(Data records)
╔══
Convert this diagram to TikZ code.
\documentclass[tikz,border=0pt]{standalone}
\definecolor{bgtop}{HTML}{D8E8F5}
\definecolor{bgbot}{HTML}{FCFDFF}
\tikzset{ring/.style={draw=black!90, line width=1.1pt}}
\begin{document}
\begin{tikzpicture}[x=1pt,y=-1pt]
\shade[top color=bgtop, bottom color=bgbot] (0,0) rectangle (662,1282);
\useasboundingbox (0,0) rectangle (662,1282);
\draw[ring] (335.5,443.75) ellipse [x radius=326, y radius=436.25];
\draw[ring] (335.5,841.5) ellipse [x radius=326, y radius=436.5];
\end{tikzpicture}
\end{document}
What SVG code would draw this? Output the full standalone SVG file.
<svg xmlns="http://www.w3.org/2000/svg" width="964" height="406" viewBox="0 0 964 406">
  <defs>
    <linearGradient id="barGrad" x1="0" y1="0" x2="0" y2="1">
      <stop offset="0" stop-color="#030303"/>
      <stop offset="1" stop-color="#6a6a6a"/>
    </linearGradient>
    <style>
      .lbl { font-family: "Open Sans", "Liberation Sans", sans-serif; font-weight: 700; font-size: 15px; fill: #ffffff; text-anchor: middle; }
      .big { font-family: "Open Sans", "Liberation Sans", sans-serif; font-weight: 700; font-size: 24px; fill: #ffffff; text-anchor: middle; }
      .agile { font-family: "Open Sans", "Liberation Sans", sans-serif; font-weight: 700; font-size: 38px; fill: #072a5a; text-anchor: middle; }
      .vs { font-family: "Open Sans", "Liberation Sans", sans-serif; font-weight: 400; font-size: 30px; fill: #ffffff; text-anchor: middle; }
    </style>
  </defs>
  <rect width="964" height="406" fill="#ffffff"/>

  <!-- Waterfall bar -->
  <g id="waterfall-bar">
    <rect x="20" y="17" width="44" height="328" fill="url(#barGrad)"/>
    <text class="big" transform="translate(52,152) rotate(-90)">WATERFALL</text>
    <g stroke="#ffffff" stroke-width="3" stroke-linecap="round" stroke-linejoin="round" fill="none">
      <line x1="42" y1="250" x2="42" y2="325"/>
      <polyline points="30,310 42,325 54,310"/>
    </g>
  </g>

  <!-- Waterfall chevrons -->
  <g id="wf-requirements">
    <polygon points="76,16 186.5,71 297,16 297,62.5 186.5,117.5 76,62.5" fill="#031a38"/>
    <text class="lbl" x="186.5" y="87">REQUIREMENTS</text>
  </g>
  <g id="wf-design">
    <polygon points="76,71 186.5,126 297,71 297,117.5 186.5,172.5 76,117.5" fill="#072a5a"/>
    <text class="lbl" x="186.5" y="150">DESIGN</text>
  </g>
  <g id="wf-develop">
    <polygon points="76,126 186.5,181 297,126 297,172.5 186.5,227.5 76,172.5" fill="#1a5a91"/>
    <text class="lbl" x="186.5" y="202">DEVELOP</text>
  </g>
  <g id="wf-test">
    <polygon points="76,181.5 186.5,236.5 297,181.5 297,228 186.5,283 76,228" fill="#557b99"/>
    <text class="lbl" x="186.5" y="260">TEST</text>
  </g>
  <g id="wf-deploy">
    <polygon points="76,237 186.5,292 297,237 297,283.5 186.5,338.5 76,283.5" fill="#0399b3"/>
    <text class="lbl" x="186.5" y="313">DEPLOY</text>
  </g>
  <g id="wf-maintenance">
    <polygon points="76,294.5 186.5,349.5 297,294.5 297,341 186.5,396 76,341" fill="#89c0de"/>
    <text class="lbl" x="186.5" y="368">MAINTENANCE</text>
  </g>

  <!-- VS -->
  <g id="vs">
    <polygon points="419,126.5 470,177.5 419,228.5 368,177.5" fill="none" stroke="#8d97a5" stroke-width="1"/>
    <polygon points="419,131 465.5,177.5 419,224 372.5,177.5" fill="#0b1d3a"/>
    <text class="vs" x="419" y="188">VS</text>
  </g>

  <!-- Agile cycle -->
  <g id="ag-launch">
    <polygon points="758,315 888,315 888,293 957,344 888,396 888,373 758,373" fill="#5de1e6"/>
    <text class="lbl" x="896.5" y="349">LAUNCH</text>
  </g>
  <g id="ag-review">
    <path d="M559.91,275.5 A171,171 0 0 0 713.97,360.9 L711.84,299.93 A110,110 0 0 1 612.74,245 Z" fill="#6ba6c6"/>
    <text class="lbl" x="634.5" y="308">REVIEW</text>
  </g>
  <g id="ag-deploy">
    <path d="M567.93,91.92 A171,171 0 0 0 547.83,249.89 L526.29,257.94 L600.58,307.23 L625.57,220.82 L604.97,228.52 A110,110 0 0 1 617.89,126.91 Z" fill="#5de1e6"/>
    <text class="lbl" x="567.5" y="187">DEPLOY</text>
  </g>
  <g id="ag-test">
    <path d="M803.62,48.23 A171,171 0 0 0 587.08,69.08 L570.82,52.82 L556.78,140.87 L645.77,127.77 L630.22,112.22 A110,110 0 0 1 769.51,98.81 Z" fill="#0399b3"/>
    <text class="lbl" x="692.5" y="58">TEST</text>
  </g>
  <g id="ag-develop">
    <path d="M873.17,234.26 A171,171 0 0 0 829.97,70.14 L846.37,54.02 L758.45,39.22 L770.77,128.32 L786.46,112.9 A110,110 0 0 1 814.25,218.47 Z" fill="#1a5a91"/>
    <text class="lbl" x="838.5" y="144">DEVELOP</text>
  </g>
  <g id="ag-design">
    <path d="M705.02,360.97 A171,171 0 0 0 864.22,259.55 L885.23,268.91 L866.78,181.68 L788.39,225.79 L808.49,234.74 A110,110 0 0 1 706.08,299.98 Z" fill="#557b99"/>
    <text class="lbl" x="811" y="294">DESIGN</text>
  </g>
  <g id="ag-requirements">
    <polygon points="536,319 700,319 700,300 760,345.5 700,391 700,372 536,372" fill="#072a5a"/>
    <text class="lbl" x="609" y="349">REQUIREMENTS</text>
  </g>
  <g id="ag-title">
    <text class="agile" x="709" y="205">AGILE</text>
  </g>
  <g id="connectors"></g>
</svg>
╚══
— Objective —
Set down all of the data above, word for word.

— Complete answer —
Convert this diagram to TikZ code.
\documentclass[tikz,border=0pt]{standalone}
\definecolor{bgtop}{HTML}{D8E8F5}
\definecolor{bgbot}{HTML}{FCFDFF}
\tikzset{ring/.style={draw=black!90, line width=1.1pt}}
\begin{document}
\begin{tikzpicture}[x=1pt,y=-1pt]
\shade[top color=bgtop, bottom color=bgbot] (0,0) rectangle (662,1282);
\useasboundingbox (0,0) rectangle (662,1282);
\draw[ring] (335.5,443.75) ellipse [x radius=326, y radius=436.25];
\draw[ring] (335.5,841.5) ellipse [x radius=326, y radius=436.5];
\end{tikzpicture}
\end{document}
What SVG code would draw this? Output the full standalone SVG file.
<svg xmlns="http://www.w3.org/2000/svg" width="964" height="406" viewBox="0 0 964 406">
  <defs>
    <linearGradient id="barGrad" x1="0" y1="0" x2="0" y2="1">
      <stop offset="0" stop-color="#030303"/>
      <stop offset="1" stop-color="#6a6a6a"/>
    </linearGradient>
    <style>
      .lbl { font-family: "Open Sans", "Liberation Sans", sans-serif; font-weight: 700; font-size: 15px; fill: #ffffff; text-anchor: middle; }
      .big { font-family: "Open Sans", "Liberation Sans", sans-serif; font-weight: 700; font-size: 24px; fill: #ffffff; text-anchor: middle; }
      .agile { font-family: "Open Sans", "Liberation Sans", sans-serif; font-weight: 700; font-size: 38px; fill: #072a5a; text-anchor: middle; }
      .vs { font-family: "Open Sans", "Liberation Sans", sans-serif; font-weight: 400; font-size: 30px; fill: #ffffff; text-anchor: middle; }
    </style>
  </defs>
  <rect width="964" height="406" fill="#ffffff"/>

  <!-- Waterfall bar -->
  <g id="waterfall-bar">
    <rect x="20" y="17" width="44" height="328" fill="url(#barGrad)"/>
    <text class="big" transform="translate(52,152) rotate(-90)">WATERFALL</text>
    <g stroke="#ffffff" stroke-width="3" stroke-linecap="round" stroke-linejoin="round" fill="none">
      <line x1="42" y1="250" x2="42" y2="325"/>
      <polyline points="30,310 42,325 54,310"/>
    </g>
  </g>

  <!-- Waterfall chevrons -->
  <g id="wf-requirements">
    <polygon points="76,16 186.5,71 297,16 297,62.5 186.5,117.5 76,62.5" fill="#031a38"/>
    <text class="lbl" x="186.5" y="87">REQUIREMENTS</text>
  </g>
  <g id="wf-design">
    <polygon points="76,71 186.5,126 297,71 297,117.5 186.5,172.5 76,117.5" fill="#072a5a"/>
    <text class="lbl" x="186.5" y="150">DESIGN</text>
  </g>
  <g id="wf-develop">
    <polygon points="76,126 186.5,181 297,126 297,172.5 186.5,227.5 76,172.5" fill="#1a5a91"/>
    <text class="lbl" x="186.5" y="202">DEVELOP</text>
  </g>
  <g id="wf-test">
    <polygon points="76,181.5 186.5,236.5 297,181.5 297,228 186.5,283 76,228" fill="#557b99"/>
    <text class="lbl" x="186.5" y="260">TEST</text>
  </g>
  <g id="wf-deploy">
    <polygon points="76,237 186.5,292 297,237 297,283.5 186.5,338.5 76,283.5" fill="#0399b3"/>
    <text class="lbl" x="186.5" y="313">DEPLOY</text>
  </g>
  <g id="wf-maintenance">
    <polygon points="76,294.5 186.5,349.5 297,294.5 297,341 186.5,396 76,341" fill="#89c0de"/>
    <text class="lbl" x="186.5" y="368">MAINTENANCE</text>
  </g>

  <!-- VS -->
  <g id="vs">
    <polygon points="419,126.5 470,177.5 419,228.5 368,177.5" fill="none" stroke="#8d97a5" stroke-width="1"/>
    <polygon points="419,131 465.5,177.5 419,224 372.5,177.5" fill="#0b1d3a"/>
    <text class="vs" x="419" y="188">VS</text>
  </g>

  <!-- Agile cycle -->
  <g id="ag-launch">
    <polygon points="758,315 888,315 888,293 957,344 888,396 888,373 758,373" fill="#5de1e6"/>
    <text class="lbl" x="896.5" y="349">LAUNCH</text>
  </g>
  <g id="ag-review">
    <path d="M559.91,275.5 A171,171 0 0 0 713.97,360.9 L711.84,299.93 A110,110 0 0 1 612.74,245 Z" fill="#6ba6c6"/>
    <text class="lbl" x="634.5" y="308">REVIEW</text>
  </g>
  <g id="ag-deploy">
    <path d="M567.93,91.92 A171,171 0 0 0 547.83,249.89 L526.29,257.94 L600.58,307.23 L625.57,220.82 L604.97,228.52 A110,110 0 0 1 617.89,126.91 Z" fill="#5de1e6"/>
    <text class="lbl" x="567.5" y="187">DEPLOY</text>
  </g>
  <g id="ag-test">
    <path d="M803.62,48.23 A171,171 0 0 0 587.08,69.08 L570.82,52.82 L556.78,140.87 L645.77,127.77 L630.22,112.22 A110,110 0 0 1 769.51,98.81 Z" fill="#0399b3"/>
    <text class="lbl" x="692.5" y="58">TEST</text>
  </g>
  <g id="ag-develop">
    <path d="M873.17,234.26 A171,171 0 0 0 829.97,70.14 L846.37,54.02 L758.45,39.22 L770.77,128.32 L786.46,112.9 A110,110 0 0 1 814.25,218.47 Z" fill="#1a5a91"/>
    <text class="lbl" x="838.5" y="144">DEVELOP</text>
  </g>
  <g id="ag-design">
    <path d="M705.02,360.97 A171,171 0 0 0 864.22,259.55 L885.23,268.91 L866.78,181.68 L788.39,225.79 L808.49,234.74 A110,110 0 0 1 706.08,299.98 Z" fill="#557b99"/>
    <text class="lbl" x="811" y="294">DESIGN</text>
  </g>
  <g id="ag-requirements">
    <polygon points="536,319 700,319 700,300 760,345.5 700,391 700,372 536,372" fill="#072a5a"/>
    <text class="lbl" x="609" y="349">REQUIREMENTS</text>
  </g>
  <g id="ag-title">
    <text class="agile" x="709" y="205">AGILE</text>
  </g>
  <g id="connectors"></g>
</svg>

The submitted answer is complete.